• _Source records_:
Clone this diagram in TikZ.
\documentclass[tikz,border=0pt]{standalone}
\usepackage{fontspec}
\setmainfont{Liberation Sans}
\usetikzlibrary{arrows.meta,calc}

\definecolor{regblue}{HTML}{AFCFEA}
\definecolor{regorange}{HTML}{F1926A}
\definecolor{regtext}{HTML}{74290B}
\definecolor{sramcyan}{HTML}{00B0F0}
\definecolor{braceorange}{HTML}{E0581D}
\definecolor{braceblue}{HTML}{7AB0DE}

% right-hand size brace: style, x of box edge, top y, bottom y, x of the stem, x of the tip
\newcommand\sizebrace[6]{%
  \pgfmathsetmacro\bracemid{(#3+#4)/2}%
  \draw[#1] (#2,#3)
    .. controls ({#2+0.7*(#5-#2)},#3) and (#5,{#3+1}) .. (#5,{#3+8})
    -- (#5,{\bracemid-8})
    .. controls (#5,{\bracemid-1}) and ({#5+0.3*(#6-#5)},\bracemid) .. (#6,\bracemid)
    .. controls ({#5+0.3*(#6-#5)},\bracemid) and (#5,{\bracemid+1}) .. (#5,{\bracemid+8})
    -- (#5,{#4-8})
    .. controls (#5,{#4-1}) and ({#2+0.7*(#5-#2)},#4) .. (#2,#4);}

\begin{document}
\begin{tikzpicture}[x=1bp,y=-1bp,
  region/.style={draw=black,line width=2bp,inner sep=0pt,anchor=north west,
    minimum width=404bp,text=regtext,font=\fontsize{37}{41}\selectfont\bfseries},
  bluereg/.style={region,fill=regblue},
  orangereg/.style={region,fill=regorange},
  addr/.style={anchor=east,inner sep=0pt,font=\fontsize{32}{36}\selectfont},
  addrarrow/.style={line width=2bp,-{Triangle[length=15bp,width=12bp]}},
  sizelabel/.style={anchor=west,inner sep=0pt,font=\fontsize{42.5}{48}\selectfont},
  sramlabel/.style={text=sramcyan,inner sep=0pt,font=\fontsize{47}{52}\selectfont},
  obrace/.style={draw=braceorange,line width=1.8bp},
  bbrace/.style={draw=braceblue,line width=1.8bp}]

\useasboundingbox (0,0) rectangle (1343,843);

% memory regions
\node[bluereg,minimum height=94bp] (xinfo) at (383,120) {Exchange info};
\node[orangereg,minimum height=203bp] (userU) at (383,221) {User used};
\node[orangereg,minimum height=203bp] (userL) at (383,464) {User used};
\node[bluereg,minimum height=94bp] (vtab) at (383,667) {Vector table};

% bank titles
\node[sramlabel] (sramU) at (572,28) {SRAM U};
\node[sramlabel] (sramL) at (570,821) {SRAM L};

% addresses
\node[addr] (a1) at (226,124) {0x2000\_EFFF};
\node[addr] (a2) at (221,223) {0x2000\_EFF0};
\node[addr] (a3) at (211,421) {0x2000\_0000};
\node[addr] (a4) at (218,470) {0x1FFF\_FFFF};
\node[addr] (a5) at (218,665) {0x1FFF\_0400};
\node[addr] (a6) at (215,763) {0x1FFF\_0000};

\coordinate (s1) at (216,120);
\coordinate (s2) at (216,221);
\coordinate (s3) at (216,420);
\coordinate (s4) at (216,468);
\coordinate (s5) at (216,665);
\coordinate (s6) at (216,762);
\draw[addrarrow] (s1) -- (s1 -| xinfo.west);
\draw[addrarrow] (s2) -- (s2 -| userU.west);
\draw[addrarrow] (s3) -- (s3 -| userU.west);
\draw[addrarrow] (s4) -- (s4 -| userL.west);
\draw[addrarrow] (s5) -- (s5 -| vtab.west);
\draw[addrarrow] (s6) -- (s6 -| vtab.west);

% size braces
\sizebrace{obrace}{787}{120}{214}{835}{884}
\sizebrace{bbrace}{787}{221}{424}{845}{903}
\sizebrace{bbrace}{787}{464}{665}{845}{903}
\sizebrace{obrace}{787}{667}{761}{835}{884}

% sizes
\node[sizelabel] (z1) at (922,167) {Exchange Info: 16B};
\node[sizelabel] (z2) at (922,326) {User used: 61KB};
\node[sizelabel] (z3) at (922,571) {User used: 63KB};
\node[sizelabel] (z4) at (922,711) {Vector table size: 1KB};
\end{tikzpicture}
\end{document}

--

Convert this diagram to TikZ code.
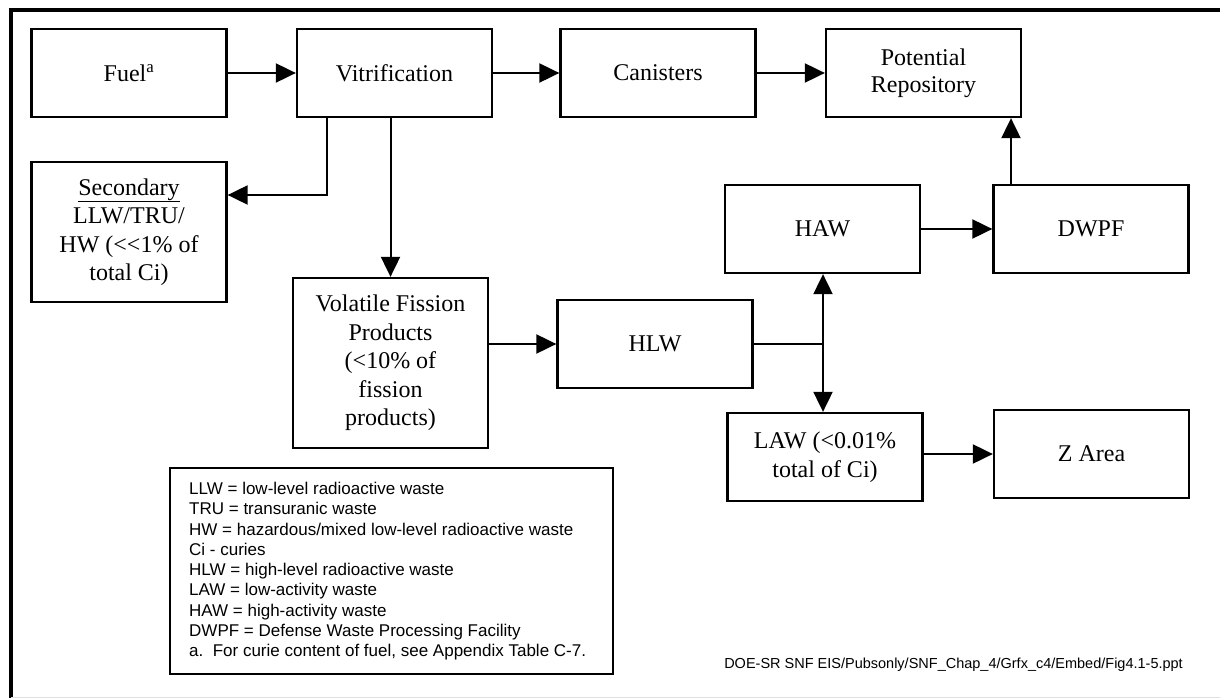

---

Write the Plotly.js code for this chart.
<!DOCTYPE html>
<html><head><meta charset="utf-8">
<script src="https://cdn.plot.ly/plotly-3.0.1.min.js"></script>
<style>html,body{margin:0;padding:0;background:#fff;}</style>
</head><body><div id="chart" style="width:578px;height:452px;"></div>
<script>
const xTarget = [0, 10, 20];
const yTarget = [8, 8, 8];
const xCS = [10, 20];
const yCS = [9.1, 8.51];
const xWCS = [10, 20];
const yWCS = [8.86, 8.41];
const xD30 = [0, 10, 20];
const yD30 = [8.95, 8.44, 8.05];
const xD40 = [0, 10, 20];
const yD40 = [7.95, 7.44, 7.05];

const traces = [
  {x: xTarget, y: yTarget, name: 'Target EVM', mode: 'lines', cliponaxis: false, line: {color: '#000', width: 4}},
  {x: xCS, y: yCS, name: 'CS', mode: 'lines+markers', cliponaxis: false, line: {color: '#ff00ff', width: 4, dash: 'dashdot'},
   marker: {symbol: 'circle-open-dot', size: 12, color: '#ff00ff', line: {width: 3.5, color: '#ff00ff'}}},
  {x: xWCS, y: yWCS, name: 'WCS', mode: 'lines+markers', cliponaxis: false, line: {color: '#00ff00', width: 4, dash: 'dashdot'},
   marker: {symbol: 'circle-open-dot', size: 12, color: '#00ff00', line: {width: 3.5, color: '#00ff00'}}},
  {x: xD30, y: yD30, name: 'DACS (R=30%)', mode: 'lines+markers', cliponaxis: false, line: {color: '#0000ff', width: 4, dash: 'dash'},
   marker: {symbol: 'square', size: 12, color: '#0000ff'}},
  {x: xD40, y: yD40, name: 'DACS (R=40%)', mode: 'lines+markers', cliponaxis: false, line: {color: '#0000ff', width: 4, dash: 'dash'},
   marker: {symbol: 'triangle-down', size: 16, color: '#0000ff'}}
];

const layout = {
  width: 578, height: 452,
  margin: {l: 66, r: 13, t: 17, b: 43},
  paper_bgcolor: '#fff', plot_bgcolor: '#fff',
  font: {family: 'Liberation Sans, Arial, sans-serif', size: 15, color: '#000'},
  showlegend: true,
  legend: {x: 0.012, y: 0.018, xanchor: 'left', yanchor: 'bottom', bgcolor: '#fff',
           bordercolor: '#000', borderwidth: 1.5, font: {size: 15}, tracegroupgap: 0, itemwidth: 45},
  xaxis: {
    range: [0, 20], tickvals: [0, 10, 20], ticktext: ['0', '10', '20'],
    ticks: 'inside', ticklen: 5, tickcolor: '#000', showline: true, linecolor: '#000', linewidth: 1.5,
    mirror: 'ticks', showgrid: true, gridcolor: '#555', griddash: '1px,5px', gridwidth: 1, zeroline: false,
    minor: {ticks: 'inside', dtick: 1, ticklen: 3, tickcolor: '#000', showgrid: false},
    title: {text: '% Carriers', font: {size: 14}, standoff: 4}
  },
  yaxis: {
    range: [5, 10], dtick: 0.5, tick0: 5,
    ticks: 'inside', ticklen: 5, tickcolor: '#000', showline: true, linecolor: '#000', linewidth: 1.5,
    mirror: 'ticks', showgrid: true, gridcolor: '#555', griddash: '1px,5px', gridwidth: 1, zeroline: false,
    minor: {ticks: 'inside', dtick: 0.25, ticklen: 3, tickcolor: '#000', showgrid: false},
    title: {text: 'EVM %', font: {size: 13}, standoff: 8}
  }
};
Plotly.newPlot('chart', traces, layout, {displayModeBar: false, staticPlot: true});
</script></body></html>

• _Goal of the exercise_:
Copy all lines of the listing above that contain the string "code".

• _Exercise result_:
Convert this diagram to TikZ code.
Write the Plotly.js code for this chart.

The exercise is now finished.